*TO DO*: Without the pictures, write out all the lines below exactly as they appear.

*GIVEN INFORMATION*:
— BEGIN —

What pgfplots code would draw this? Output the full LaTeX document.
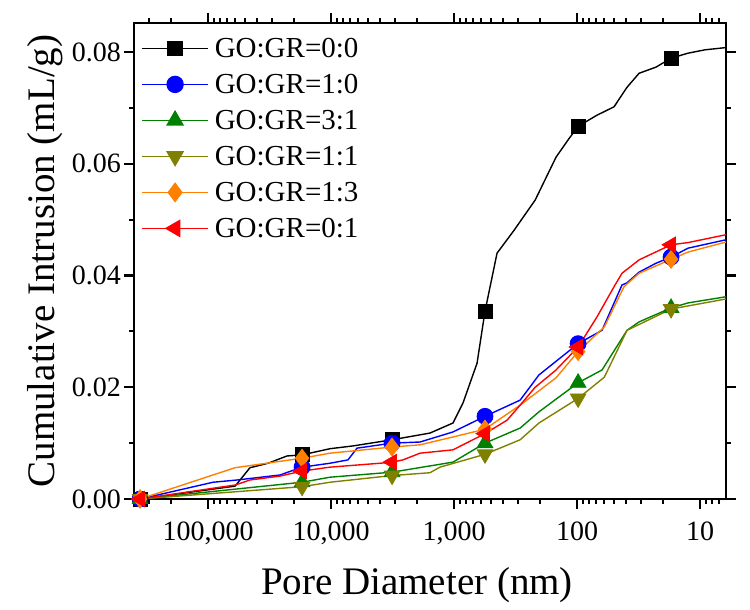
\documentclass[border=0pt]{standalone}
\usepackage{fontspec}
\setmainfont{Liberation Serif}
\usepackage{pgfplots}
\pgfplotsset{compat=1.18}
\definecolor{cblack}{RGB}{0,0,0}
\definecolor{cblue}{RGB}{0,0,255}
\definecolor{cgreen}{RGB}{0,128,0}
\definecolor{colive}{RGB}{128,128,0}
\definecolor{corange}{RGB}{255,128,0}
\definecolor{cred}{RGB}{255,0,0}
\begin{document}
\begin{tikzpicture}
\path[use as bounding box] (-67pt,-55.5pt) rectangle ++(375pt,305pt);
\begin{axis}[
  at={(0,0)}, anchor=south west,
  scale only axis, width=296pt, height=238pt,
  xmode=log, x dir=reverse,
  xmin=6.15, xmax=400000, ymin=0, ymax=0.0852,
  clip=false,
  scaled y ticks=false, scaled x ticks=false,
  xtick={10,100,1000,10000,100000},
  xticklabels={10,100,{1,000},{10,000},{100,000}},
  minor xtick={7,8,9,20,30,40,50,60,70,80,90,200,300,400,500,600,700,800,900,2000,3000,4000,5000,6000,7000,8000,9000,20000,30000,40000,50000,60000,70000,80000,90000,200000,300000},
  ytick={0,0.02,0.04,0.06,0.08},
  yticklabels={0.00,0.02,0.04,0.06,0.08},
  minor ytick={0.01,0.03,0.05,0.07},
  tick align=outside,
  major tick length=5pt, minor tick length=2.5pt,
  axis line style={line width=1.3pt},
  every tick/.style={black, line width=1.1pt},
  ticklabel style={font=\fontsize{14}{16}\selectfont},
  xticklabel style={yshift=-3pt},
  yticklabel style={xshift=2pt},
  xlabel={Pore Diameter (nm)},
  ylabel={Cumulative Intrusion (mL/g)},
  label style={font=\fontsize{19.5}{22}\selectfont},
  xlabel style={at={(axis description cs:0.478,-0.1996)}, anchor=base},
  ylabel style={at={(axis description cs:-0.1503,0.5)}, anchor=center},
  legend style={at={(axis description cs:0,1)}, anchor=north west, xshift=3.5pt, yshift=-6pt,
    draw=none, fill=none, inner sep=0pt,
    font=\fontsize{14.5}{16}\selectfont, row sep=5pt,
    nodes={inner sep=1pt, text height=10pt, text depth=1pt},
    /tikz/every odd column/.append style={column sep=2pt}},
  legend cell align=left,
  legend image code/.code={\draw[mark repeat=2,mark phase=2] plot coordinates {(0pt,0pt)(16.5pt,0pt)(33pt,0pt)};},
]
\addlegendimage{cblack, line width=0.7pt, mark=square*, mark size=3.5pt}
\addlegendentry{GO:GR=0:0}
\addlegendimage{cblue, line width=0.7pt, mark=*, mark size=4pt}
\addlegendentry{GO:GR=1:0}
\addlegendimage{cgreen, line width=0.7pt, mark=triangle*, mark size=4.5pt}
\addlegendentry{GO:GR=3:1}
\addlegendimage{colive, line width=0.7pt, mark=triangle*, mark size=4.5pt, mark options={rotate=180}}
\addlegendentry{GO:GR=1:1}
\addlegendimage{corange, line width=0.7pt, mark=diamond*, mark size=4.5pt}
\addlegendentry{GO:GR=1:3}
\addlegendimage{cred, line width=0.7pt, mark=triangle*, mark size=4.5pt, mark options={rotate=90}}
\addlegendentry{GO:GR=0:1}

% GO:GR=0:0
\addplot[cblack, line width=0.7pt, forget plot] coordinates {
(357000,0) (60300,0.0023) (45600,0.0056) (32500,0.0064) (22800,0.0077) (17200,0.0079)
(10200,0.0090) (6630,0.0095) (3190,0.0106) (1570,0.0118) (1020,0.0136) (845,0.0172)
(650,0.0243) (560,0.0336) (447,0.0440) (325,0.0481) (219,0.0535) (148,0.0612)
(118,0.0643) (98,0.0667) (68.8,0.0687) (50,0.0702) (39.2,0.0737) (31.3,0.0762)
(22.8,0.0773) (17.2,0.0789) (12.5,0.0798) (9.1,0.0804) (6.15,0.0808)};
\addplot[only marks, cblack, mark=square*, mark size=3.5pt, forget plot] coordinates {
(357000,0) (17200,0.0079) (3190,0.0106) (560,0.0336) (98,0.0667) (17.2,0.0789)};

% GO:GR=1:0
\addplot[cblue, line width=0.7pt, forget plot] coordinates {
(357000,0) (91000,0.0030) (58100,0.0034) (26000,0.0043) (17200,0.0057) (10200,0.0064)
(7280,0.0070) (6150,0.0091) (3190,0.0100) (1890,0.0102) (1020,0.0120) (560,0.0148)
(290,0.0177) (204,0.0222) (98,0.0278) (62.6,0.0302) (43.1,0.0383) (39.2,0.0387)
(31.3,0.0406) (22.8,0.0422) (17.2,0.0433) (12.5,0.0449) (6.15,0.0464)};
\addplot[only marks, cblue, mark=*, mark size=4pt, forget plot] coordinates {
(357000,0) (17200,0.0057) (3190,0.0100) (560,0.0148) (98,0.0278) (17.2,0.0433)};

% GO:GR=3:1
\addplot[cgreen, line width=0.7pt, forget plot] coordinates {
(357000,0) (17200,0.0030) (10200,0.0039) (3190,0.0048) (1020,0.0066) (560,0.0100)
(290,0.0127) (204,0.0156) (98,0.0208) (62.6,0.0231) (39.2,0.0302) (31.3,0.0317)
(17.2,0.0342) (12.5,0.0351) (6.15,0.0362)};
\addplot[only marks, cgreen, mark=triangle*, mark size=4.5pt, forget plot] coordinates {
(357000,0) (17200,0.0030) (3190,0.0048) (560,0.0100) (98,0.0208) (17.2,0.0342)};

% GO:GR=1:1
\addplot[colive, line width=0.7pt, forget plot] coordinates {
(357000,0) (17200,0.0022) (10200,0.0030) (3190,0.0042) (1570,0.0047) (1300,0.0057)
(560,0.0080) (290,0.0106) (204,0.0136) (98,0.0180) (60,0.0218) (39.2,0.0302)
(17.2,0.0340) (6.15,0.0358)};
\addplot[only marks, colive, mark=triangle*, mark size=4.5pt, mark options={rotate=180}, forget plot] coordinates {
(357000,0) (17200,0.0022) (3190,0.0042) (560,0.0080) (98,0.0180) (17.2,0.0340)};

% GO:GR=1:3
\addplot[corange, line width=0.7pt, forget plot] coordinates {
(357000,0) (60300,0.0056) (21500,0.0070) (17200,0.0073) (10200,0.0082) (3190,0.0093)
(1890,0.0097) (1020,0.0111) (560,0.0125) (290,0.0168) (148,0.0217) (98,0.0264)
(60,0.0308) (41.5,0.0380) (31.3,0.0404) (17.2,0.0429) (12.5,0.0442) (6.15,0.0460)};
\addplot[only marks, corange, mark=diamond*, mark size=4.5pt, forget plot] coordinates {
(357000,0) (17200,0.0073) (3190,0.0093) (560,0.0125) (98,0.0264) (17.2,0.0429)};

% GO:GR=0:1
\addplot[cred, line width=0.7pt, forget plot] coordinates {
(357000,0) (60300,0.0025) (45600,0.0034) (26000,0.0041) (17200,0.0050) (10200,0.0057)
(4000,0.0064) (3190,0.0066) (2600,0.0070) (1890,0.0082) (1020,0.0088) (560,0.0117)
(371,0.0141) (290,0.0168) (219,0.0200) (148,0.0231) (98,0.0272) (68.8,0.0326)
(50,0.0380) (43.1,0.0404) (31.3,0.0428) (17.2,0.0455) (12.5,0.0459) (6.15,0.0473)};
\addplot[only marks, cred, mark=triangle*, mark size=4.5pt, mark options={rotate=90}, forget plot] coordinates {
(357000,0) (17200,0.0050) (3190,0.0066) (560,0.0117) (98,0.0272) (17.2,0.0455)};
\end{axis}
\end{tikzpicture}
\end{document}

— END —

*ANSWER TO THE TASK*:
What pgfplots code would draw this? Output the full LaTeX document.
\documentclass[border=0pt]{standalone}
\usepackage{fontspec}
\setmainfont{Liberation Serif}
\usepackage{pgfplots}
\pgfplotsset{compat=1.18}
\definecolor{cblack}{RGB}{0,0,0}
\definecolor{cblue}{RGB}{0,0,255}
\definecolor{cgreen}{RGB}{0,128,0}
\definecolor{colive}{RGB}{128,128,0}
\definecolor{corange}{RGB}{255,128,0}
\definecolor{cred}{RGB}{255,0,0}
\begin{document}
\begin{tikzpicture}
\path[use as bounding box] (-67pt,-55.5pt) rectangle ++(375pt,305pt);
\begin{axis}[
  at={(0,0)}, anchor=south west,
  scale only axis, width=296pt, height=238pt,
  xmode=log, x dir=reverse,
  xmin=6.15, xmax=400000, ymin=0, ymax=0.0852,
  clip=false,
  scaled y ticks=false, scaled x ticks=false,
  xtick={10,100,1000,10000,100000},
  xticklabels={10,100,{1,000},{10,000},{100,000}},
  minor xtick={7,8,9,20,30,40,50,60,70,80,90,200,300,400,500,600,700,800,900,2000,3000,4000,5000,6000,7000,8000,9000,20000,30000,40000,50000,60000,70000,80000,90000,200000,300000},
  ytick={0,0.02,0.04,0.06,0.08},
  yticklabels={0.00,0.02,0.04,0.06,0.08},
  minor ytick={0.01,0.03,0.05,0.07},
  tick align=outside,
  major tick length=5pt, minor tick length=2.5pt,
  axis line style={line width=1.3pt},
  every tick/.style={black, line width=1.1pt},
  ticklabel style={font=\fontsize{14}{16}\selectfont},
  xticklabel style={yshift=-3pt},
  yticklabel style={xshift=2pt},
  xlabel={Pore Diameter (nm)},
  ylabel={Cumulative Intrusion (mL/g)},
  label style={font=\fontsize{19.5}{22}\selectfont},
  xlabel style={at={(axis description cs:0.478,-0.1996)}, anchor=base},
  ylabel style={at={(axis description cs:-0.1503,0.5)}, anchor=center},
  legend style={at={(axis description cs:0,1)}, anchor=north west, xshift=3.5pt, yshift=-6pt,
    draw=none, fill=none, inner sep=0pt,
    font=\fontsize{14.5}{16}\selectfont, row sep=5pt,
    nodes={inner sep=1pt, text height=10pt, text depth=1pt},
    /tikz/every odd column/.append style={column sep=2pt}},
  legend cell align=left,
  legend image code/.code={\draw[mark repeat=2,mark phase=2] plot coordinates {(0pt,0pt)(16.5pt,0pt)(33pt,0pt)};},
]
\addlegendimage{cblack, line width=0.7pt, mark=square*, mark size=3.5pt}
\addlegendentry{GO:GR=0:0}
\addlegendimage{cblue, line width=0.7pt, mark=*, mark size=4pt}
\addlegendentry{GO:GR=1:0}
\addlegendimage{cgreen, line width=0.7pt, mark=triangle*, mark size=4.5pt}
\addlegendentry{GO:GR=3:1}
\addlegendimage{colive, line width=0.7pt, mark=triangle*, mark size=4.5pt, mark options={rotate=180}}
\addlegendentry{GO:GR=1:1}
\addlegendimage{corange, line width=0.7pt, mark=diamond*, mark size=4.5pt}
\addlegendentry{GO:GR=1:3}
\addlegendimage{cred, line width=0.7pt, mark=triangle*, mark size=4.5pt, mark options={rotate=90}}
\addlegendentry{GO:GR=0:1}

% GO:GR=0:0
\addplot[cblack, line width=0.7pt, forget plot] coordinates {
(357000,0) (60300,0.0023) (45600,0.0056) (32500,0.0064) (22800,0.0077) (17200,0.0079)
(10200,0.0090) (6630,0.0095) (3190,0.0106) (1570,0.0118) (1020,0.0136) (845,0.0172)
(650,0.0243) (560,0.0336) (447,0.0440) (325,0.0481) (219,0.0535) (148,0.0612)
(118,0.0643) (98,0.0667) (68.8,0.0687) (50,0.0702) (39.2,0.0737) (31.3,0.0762)
(22.8,0.0773) (17.2,0.0789) (12.5,0.0798) (9.1,0.0804) (6.15,0.0808)};
\addplot[only marks, cblack, mark=square*, mark size=3.5pt, forget plot] coordinates {
(357000,0) (17200,0.0079) (3190,0.0106) (560,0.0336) (98,0.0667) (17.2,0.0789)};

% GO:GR=1:0
\addplot[cblue, line width=0.7pt, forget plot] coordinates {
(357000,0) (91000,0.0030) (58100,0.0034) (26000,0.0043) (17200,0.0057) (10200,0.0064)
(7280,0.0070) (6150,0.0091) (3190,0.0100) (1890,0.0102) (1020,0.0120) (560,0.0148)
(290,0.0177) (204,0.0222) (98,0.0278) (62.6,0.0302) (43.1,0.0383) (39.2,0.0387)
(31.3,0.0406) (22.8,0.0422) (17.2,0.0433) (12.5,0.0449) (6.15,0.0464)};
\addplot[only marks, cblue, mark=*, mark size=4pt, forget plot] coordinates {
(357000,0) (17200,0.0057) (3190,0.0100) (560,0.0148) (98,0.0278) (17.2,0.0433)};

% GO:GR=3:1
\addplot[cgreen, line width=0.7pt, forget plot] coordinates {
(357000,0) (17200,0.0030) (10200,0.0039) (3190,0.0048) (1020,0.0066) (560,0.0100)
(290,0.0127) (204,0.0156) (98,0.0208) (62.6,0.0231) (39.2,0.0302) (31.3,0.0317)
(17.2,0.0342) (12.5,0.0351) (6.15,0.0362)};
\addplot[only marks, cgreen, mark=triangle*, mark size=4.5pt, forget plot] coordinates {
(357000,0) (17200,0.0030) (3190,0.0048) (560,0.0100) (98,0.0208) (17.2,0.0342)};

% GO:GR=1:1
\addplot[colive, line width=0.7pt, forget plot] coordinates {
(357000,0) (17200,0.0022) (10200,0.0030) (3190,0.0042) (1570,0.0047) (1300,0.0057)
(560,0.0080) (290,0.0106) (204,0.0136) (98,0.0180) (60,0.0218) (39.2,0.0302)
(17.2,0.0340) (6.15,0.0358)};
\addplot[only marks, colive, mark=triangle*, mark size=4.5pt, mark options={rotate=180}, forget plot] coordinates {
(357000,0) (17200,0.0022) (3190,0.0042) (560,0.0080) (98,0.0180) (17.2,0.0340)};

% GO:GR=1:3
\addplot[corange, line width=0.7pt, forget plot] coordinates {
(357000,0) (60300,0.0056) (21500,0.0070) (17200,0.0073) (10200,0.0082) (3190,0.0093)
(1890,0.0097) (1020,0.0111) (560,0.0125) (290,0.0168) (148,0.0217) (98,0.0264)
(60,0.0308) (41.5,0.0380) (31.3,0.0404) (17.2,0.0429) (12.5,0.0442) (6.15,0.0460)};
\addplot[only marks, corange, mark=diamond*, mark size=4.5pt, forget plot] coordinates {
(357000,0) (17200,0.0073) (3190,0.0093) (560,0.0125) (98,0.0264) (17.2,0.0429)};

% GO:GR=0:1
\addplot[cred, line width=0.7pt, forget plot] coordinates {
(357000,0) (60300,0.0025) (45600,0.0034) (26000,0.0041) (17200,0.0050) (10200,0.0057)
(4000,0.0064) (3190,0.0066) (2600,0.0070) (1890,0.0082) (1020,0.0088) (560,0.0117)
(371,0.0141) (290,0.0168) (219,0.0200) (148,0.0231) (98,0.0272) (68.8,0.0326)
(50,0.0380) (43.1,0.0404) (31.3,0.0428) (17.2,0.0455) (12.5,0.0459) (6.15,0.0473)};
\addplot[only marks, cred, mark=triangle*, mark size=4.5pt, mark options={rotate=90}, forget plot] coordinates {
(357000,0) (17200,0.0050) (3190,0.0066) (560,0.0117) (98,0.0272) (17.2,0.0455)};
\end{axis}
\end{tikzpicture}
\end{document}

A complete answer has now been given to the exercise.